Por fin me pasaron el dato de una empresa constructora que, habiendo quebrado, su dueño se alojaba en un edificio en obra gruesa arrendando los cuartos utilizados por sus maestros. Me interesé pretextando que, si bien era muy modesto, me quedaba solo a cuadras de mi oficina cerca de Don-Maeng. Me atendió el dueño que había habilitado un pequeño vestíbulo muy aterciopelado con efigies doradas de Buda, y le arrendé una habitación por algo parecido a diez dólares la noche, claro está que sin servicio de habitación ni pago por adelantado.

El edificio, de unos doce pisos, estaba en obra gruesa con sus fierros de construcción aún expuestos; era lúgubre y aterrador cuando obscurecía, pues sus pasillos se iluminaban mortecinos con algunas ampolletas colgadas muy a lo lejos. Se accedía al cuarto piso por un montacargas y la obra de concreto estaba repleta de tablones y escombros, donde era evidente que los trabajos habían concluido abruptamente, pues muchas carretillas aún contenían su carga. La habitación estaba modestamente amoblada, pero tenía pestillo y fue mi hogar por siete meses, hasta que pude mudarme a un departamento mejor.

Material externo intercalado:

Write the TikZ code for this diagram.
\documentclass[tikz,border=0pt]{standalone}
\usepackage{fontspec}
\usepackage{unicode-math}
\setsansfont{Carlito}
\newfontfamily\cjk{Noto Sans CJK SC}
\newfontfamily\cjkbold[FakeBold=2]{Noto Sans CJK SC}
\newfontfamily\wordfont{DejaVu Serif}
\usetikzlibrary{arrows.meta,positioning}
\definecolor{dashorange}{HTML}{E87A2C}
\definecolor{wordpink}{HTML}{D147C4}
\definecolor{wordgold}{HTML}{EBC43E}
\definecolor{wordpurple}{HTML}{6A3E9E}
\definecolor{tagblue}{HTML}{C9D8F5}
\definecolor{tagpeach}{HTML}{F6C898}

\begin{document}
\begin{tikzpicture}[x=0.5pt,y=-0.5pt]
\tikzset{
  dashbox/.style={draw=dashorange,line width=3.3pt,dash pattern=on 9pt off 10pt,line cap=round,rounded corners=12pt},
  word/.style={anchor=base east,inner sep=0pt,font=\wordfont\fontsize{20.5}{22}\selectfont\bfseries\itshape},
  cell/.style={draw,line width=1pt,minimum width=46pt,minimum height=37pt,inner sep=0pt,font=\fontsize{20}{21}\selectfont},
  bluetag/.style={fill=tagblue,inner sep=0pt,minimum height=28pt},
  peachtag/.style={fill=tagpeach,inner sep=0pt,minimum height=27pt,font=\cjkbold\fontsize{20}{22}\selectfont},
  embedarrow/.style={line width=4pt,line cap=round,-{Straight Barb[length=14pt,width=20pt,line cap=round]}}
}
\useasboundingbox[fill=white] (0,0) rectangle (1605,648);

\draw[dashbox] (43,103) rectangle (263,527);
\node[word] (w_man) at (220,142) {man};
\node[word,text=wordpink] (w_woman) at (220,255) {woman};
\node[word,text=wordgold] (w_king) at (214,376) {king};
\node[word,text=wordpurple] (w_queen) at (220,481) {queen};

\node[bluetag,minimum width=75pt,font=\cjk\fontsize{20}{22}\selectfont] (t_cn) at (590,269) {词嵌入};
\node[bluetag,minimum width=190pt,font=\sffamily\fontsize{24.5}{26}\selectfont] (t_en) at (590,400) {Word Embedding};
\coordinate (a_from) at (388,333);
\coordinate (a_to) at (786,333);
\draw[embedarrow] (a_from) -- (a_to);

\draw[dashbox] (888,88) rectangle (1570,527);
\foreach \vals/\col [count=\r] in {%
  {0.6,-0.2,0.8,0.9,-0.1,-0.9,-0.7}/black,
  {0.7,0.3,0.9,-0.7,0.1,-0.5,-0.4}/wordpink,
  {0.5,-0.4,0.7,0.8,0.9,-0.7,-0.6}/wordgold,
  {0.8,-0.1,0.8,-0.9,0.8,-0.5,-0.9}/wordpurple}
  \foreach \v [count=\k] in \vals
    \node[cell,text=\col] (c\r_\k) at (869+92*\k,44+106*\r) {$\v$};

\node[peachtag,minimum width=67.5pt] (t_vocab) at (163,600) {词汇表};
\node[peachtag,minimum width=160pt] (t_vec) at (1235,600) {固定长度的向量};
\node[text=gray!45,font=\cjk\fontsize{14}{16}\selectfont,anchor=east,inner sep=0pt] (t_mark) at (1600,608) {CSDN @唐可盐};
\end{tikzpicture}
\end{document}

Había unos cuantos huéspedes occidentales viviendo en las mismas condiciones, y cuando nos encontrábamos en las escalas parecíamos sobrevivientes de un holocausto nuclear y nos sonreíamos con muecas más propias de un cine de horror que de cordialidad. Todos debimos habernos preguntado acerca de las razones por las que nos encontrábamos entre tanto concreto, fierros mohosos y pasillos polvorientos llenos de ecos. De ahí cruzaba la calle a una gasolinera a comer mi humilde hot-dog, y de ahí, en ancas de una motocicleta, al Ministerio de Hacienda a renegociar la deuda de Tailandia con el Banco Mundial. Viajar en estas me costaba unos treinta pesos y podía escoger entre varios patipelados que se ofrecían a llevarme por las congestionadas calles de Bangkok sin los menores elementos de seguridad.

Visité el edificio en un viaje el año 2009. Era después de diez años un próspero hotel y se llamaba pomposamente Mansión Panchoong, y estaba finamente terminado.

Ahorré mucho viviendo ahí casi de okupa, pero tras recibir mis honorarios me mudé a donde no debiera comer en la calle. La construcción estaba lejos de todo y me agarré una infección estomacal terrible que me tuvo tan mal, que una noche escribí en el espejo del baño mi dirección y teléfono de Santiago por si algo terrible me pasaba.